The Sixers see themselves as a floor-spacing veteran point guard away from winning the NBA title and are likely kicking themselves for not coming harder for Lowry at the trade deadline.

At the time, they balked at paying a steeper premium because Lowry was looking for a promise of a two-year extension in the $50 million range. That price has likely gone up -- Lowry is looking for three years guaranteed now -- but so has the Sixers' sense of urgency after getting knocked out of the playoffs short of the conference finals for the fourth straight season, wasting another year of Embiid’s prime.

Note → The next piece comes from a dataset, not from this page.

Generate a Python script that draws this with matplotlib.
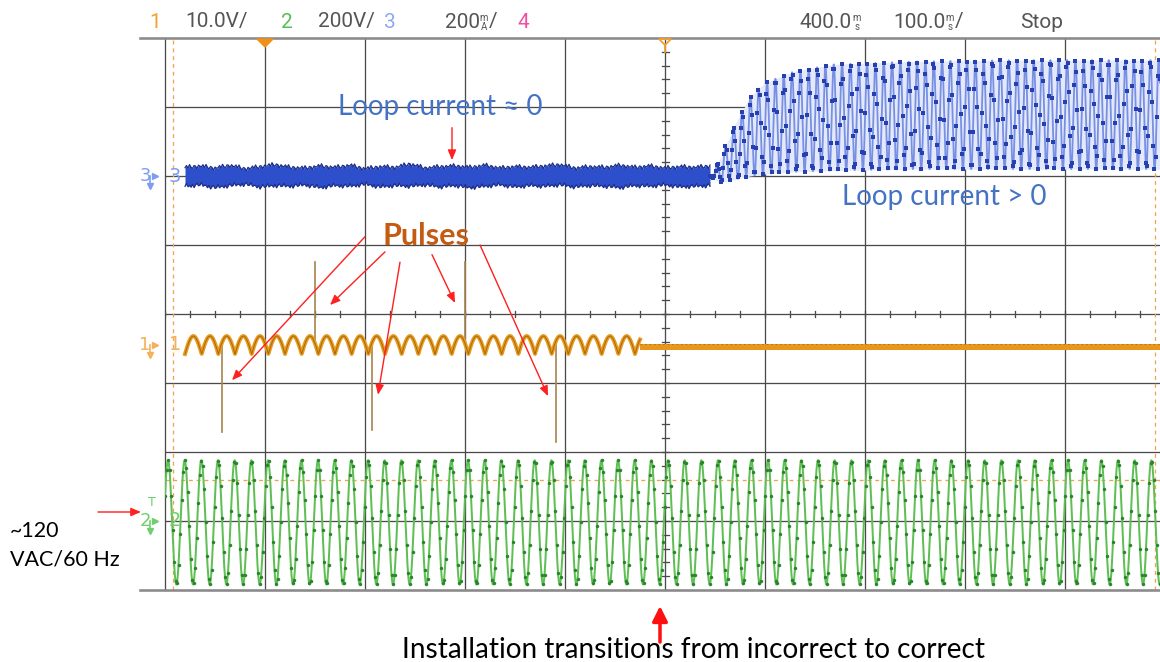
import numpy as np
import matplotlib
matplotlib.use("Agg")
import matplotlib.pyplot as plt
from matplotlib.patches import Polygon

# ------------------------------------------------------------------
# Data (time in ms relative to trigger, amplitude in screen divisions)
# ------------------------------------------------------------------
grid_times = [-500, -400, -300, -200, -100, 0, 100, 200, 300, 400]
grid_divs = [-4, -3, -2, -1, 0, 1, 2, 3, 4]

# Channel 3 (loop current) - idle noisy band before transition
ch3_idle_start = -480
ch3_idle_step = 15
ch3_idle_top = [2.12, 2.14, 2.11, 2.15, 2.10, 2.13, 2.16, 2.12, 2.11, 2.14, 2.12, 2.15,
                2.10, 2.13, 2.12, 2.17, 2.11, 2.13, 2.14, 2.12, 2.15, 2.11, 2.13, 2.12,
                2.14, 2.16, 2.11, 2.13, 2.12, 2.15, 2.12, 2.14, 2.11, 2.13, 2.12, 2.14]
ch3_idle_bot = [1.86, 1.88, 1.84, 1.87, 1.89, 1.85, 1.87, 1.86, 1.88, 1.84, 1.87, 1.86,
                1.89, 1.85, 1.87, 1.86, 1.88, 1.85, 1.87, 1.84, 1.86, 1.88, 1.85, 1.87,
                1.86, 1.88, 1.85, 1.87, 1.86, 1.84, 1.87, 1.86, 1.88, 1.85, 1.86, 1.87]
ch3_fine_jitter = [0.0, 0.03, -0.01, 0.04, 0.0, -0.02, 0.02, 0.01, -0.03, 0.02, 0.0]
ch3_fine_step = 1.5
# Channel 3 active ripple envelope after transition
ch3_env_t = [45, 55, 70, 85, 100, 130, 170, 250, 350, 495]
ch3_env_top = [2.00, 2.25, 2.75, 3.15, 3.35, 3.52, 3.62, 3.66, 3.68, 3.68]
ch3_env_bot = [2.00, 1.90, 1.95, 2.00, 2.03, 2.06, 2.08, 2.10, 2.10, 2.10]
ch3_ripple_hz = 120.0

# Channel 1 (pulse line)
ch1_level = -0.45
ch1_ripple_pp = 0.26
ch1_ripple_hz = 60.0
ch1_start = -480
ch1_switch = -25
ch1_settled_level = -0.48
pulse_t = [-443, -350, -293, -200, -109]
pulse_end = [-1.71, 0.75, -1.68, 0.75, -1.86]

# Channel 2 (~120 VAC / 60 Hz)
ch2_center = -3.02
ch2_amp = 0.90
ch2_hz = 60.0
ch2_peak_t = -497

trigger_level = -2.41
cursor_t = [-492, 490]

# Annotation arrows (tail -> head), data coordinates
loop_arrow = ((-213, 2.70), (-213, 2.23))
pulse_arrows = [((-300, 1.12), (-433, -0.96)),
                ((-280, 0.90), (-335, 0.13)),
                ((-265, 0.75), (-287, -1.17)),
                ((-233, 0.86), (-210, 0.16)),
                ((-185, 1.00), (-117, -1.19))]

header_items = [("1", 149, "#F5A030"), ("10.0V/", 185, "#555555"),
                ("2", 281, "#55C055"), ("200V/", 318, "#555555"),
                ("3", 384, "#8FA8F0"), ("200", 445, "#555555"),
                ("/", 489, "#555555"), ("4", 518, "#F050A0"),
                ("400.0", 800, "#555555"), ("100.0", 893, "#555555"),
                ("/", 955, "#555555"), ("Stop", 1020, "#555555")]
header_units = [("m", "A", 484), ("m", "s", 857), ("m", "s", 950)]

# ------------------------------------------------------------------
W, H, DPI = 1160, 662, 100
fig = plt.figure(figsize=(W / DPI, H / DPI), dpi=DPI)
fig.patch.set_facecolor("white")
PX = 0.72  # points per pixel

x0, y_top, y_bot = 165, 38, 590
ax = fig.add_axes([x0 / W, (H - y_bot) / H, (W - x0) / W, (y_bot - y_top) / H])
ax.set_xlim(-500, 495)
ax.set_ylim(-4, 4)
ax.axis("off")

ov = fig.add_axes([0, 0, 1, 1], zorder=5)
ov.set_xlim(0, W)
ov.set_ylim(H, 0)
ov.axis("off")
ov.patch.set_alpha(0)

grid_c = "#4a4a4a"
for t in grid_times:
    ax.plot([t, t], [-4, 4], color=grid_c, lw=1.3 * PX, zorder=1, clip_on=False)
for d in grid_divs[1:-1]:
    ax.plot([-500, 495], [d, d], color=grid_c, lw=1.3 * PX, zorder=1)
ov.plot([140, W], [y_top, y_top], color="#8a8a8a", lw=2.6 * PX, zorder=1)
ov.plot([140, W], [y_bot, y_bot], color="#8a8a8a", lw=2.6 * PX, zorder=1)

for t in np.arange(-500, 496, 25):
    ax.plot([t, t], [-0.045, 0.045], color=grid_c, lw=1.3 * PX, zorder=1)
for d in np.arange(-4, 4.01, 0.2):
    ax.plot([-3.5, 3.5], [d, d], color=grid_c, lw=1.3 * PX, zorder=1)

dash_c = "#F2A24A"
ax.plot([-500, 495], [trigger_level] * 2, color=dash_c, lw=1.3 * PX,
        dashes=(3, 3), zorder=2)
for t in cursor_t:
    ax.plot([t, t], [-4, 4], color=dash_c, lw=1.3 * PX, dashes=(3, 3), zorder=2)

# ---------------- channel 2 (green) ----------------
t2 = np.linspace(-500, 495, 12000)
y2 = ch2_center + ch2_amp * np.cos(2 * np.pi * ch2_hz * (t2 - ch2_peak_t) / 1000.0)
ax.plot(t2, y2, color="#5FBF55", lw=2.0 * PX, zorder=3)
ts2 = np.arange(-500, 495, 1.5)
ys2 = ch2_center + ch2_amp * np.cos(2 * np.pi * ch2_hz * (ts2 - ch2_peak_t) / 1000.0)
ax.plot(ts2, ys2, ls="none", marker="o", ms=2.5, color="#2A862A", mew=0, zorder=3)

# ---------------- channel 3 (blue) ----------------
t3i = ch3_idle_start + ch3_idle_step * np.arange(len(ch3_idle_top))
t3f = np.arange(t3i[0], t3i[-1] + 0.01, ch3_fine_step)
jit = np.resize(np.array(ch3_fine_jitter), len(t3f))
top_f = np.interp(t3f, t3i, ch3_idle_top) + jit
bot_f = np.interp(t3f, t3i, ch3_idle_bot) - np.roll(jit, 3)
ax.fill_between(t3f, bot_f, top_f, color="#2E4FCB", lw=0, zorder=3)
ax.plot(t3f, top_f, color="#1C2E86", lw=1.2 * PX, zorder=3)
ax.plot(t3f, bot_f, color="#1C2E86", lw=1.2 * PX, zorder=3)

t3 = np.linspace(ch3_env_t[0], ch3_env_t[-1], 10000)
top3 = np.interp(t3, ch3_env_t, ch3_env_top)
bot3 = np.interp(t3, ch3_env_t, ch3_env_bot)
ax.fill_between(t3, bot3, top3, color="#E3E8FA", lw=0, zorder=2)
y3 = (top3 + bot3) / 2 + (top3 - bot3) / 2 * np.sin(2 * np.pi * ch3_ripple_hz * t3 / 1000.0)
ax.plot(t3, y3, color="#7890E4", lw=1.8 * PX, zorder=3)
ts3 = np.arange(ch3_env_t[0], ch3_env_t[-1], 1.1)
tp3 = np.interp(ts3, ch3_env_t, ch3_env_top)
bp3 = np.interp(ts3, ch3_env_t, ch3_env_bot)
ys3 = (tp3 + bp3) / 2 + (tp3 - bp3) / 2 * np.sin(2 * np.pi * ch3_ripple_hz * ts3 / 1000.0)
ax.plot(ts3, ys3, ls="none", marker="s", ms=2.4, mew=0, color="#2640B0", zorder=3)

# ---------------- channel 1 (orange) ----------------
for t, e in zip(pulse_t, pulse_end):
    ax.plot([t, t], [ch1_level, e], color="#A88552", lw=1.7 * PX, zorder=3)
t1 = np.linspace(ch1_start, ch1_switch, 4000)
y1 = ch1_level - ch1_ripple_pp / 2 + ch1_ripple_pp * np.abs(
    np.sin(np.pi * ch1_ripple_hz * (t1 - ch1_start) / 1000.0))
ax.plot(t1, y1, color="#E99A20", lw=4.0 * PX, zorder=4)
ax.plot(t1, y1, color="#A86C08", lw=1.0 * PX, zorder=4)
ax.fill_between([ch1_switch, 495], ch1_settled_level - 0.045, ch1_settled_level + 0.045,
                color="#E8961C", lw=0, zorder=4)
ax.plot([ch1_switch, 495], [ch1_settled_level + 0.04] * 2, color="#B47410",
        lw=0.9 * PX, dashes=(2, 3), zorder=4)

# ---------------- in-plot annotations ----------------
ann_font = "Lato"
ax.text(-225, 3.0, "Loop current \u2248 0", color="#4472C4", fontsize=20,
        family=ann_font, ha="center", va="center", zorder=6)
ax.text(279, 1.70, "Loop current > 0", color="#4472C4", fontsize=20,
        family=ann_font, ha="center", va="center", zorder=6)
ax.text(-239, 1.13, "Pulses", color="#C55A11", fontsize=22, fontweight="bold",
        family=ann_font, ha="center", va="center", zorder=6)

arrow_kw = dict(arrowstyle="-|>,head_width=0.25,head_length=0.6", color="#FF2020",
                lw=1.4 * PX, shrinkA=0, shrinkB=0)
ax.annotate("", xy=loop_arrow[1], xytext=loop_arrow[0], arrowprops=arrow_kw, zorder=6)
for tail, head in pulse_arrows:
    ax.annotate("", xy=head, xytext=tail, arrowprops=arrow_kw, zorder=6)

# ---------------- header ----------------
for txt, x, c in header_items:
    ov.text(x, 22, txt, color=c, fontsize=15, family="Roboto", ha="left", va="center")
for top, bot, x in header_units:
    ov.text(x, 18, top, color="#555555", fontsize=7, family="Roboto", ha="center",
            va="center")
    ov.text(x, 27, bot, color="#555555", fontsize=7, family="Roboto", ha="center",
            va="center")

# top markers
ov.add_patch(Polygon([[257, 39], [273, 39], [265, 47]], closed=True,
                     facecolor="#F0901A", edgecolor="#F0901A"))
ov.add_patch(Polygon([[659, 39], [671, 39], [665, 45]], closed=True,
                     facecolor="none", edgecolor="#F0A030", lw=1.3))
ov.plot([665, 665], [45, 52], color="#F0A030", lw=1.3)

def ch_marker(y, label, color):
    ov.text(145, y, label, color=color, fontsize=13, ha="center", va="center",
            family="DejaVu Sans")
    ov.plot([155], [y], marker=">", ms=5, color=color, ls="none")
    ov.plot([150, 150], [y, y + 8], color=color, lw=1.2)
    ov.plot([150], [y + 10], marker="v", ms=5, color=color, ls="none")
    ov.text(175, y, label, color=color, fontsize=14, ha="center", va="center",
            family="DejaVu Sans")

ch_marker(176, "3", "#7F9CF5")
ch_marker(345, "1", "#F5B05A")
ch_marker(521, "2", "#6FCF6F")
ov.text(152, 503, "T", color="#6FCF6F", fontsize=9, ha="center", va="center")

ov.annotate("", xy=(141, 512), xytext=(98, 512),
            arrowprops=dict(arrowstyle="-|>,head_width=0.25,head_length=0.6",
                            color="#FF2020", lw=1.4 * PX, shrinkA=0, shrinkB=0))
ov.text(10, 531, "~120", fontsize=15.5, family=ann_font, ha="left", va="center",
        color="black")
ov.text(10, 559, "VAC/60 Hz", fontsize=15.5, family=ann_font, ha="left", va="center",
        color="black")

ov.annotate("", xy=(660, 606), xytext=(660, 642),
            arrowprops=dict(arrowstyle="-|>,head_width=0.45,head_length=0.9",
                            color="#FF1010", lw=3.5 * PX, shrinkA=0, shrinkB=0))
ov.text(694, 650, "Installation transitions from incorrect to correct", fontsize=20.2,
        family=ann_font, ha="center", va="center", color="black")

fig.savefig("out.png", dpi=DPI, facecolor="white")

Reports of the Sixers asking for the moon for Simmons -- a package including Lowry, OG Anunoby, VanVleet and multiple future picks -- have been shrugged off internally by the Raptors as Philadelphia trying to create a market around a distressed asset.

There is no guarantee that the Raptors do get Simmons, and Lowry leaving isn’t even a sure thing -- he’s tested the waters in free agency before and ended up staying in Toronto -- but there is little doubt that the possibility exists for major change both in Toronto and around the NBA.

Get that seatbelt ready, the ride is about to begin.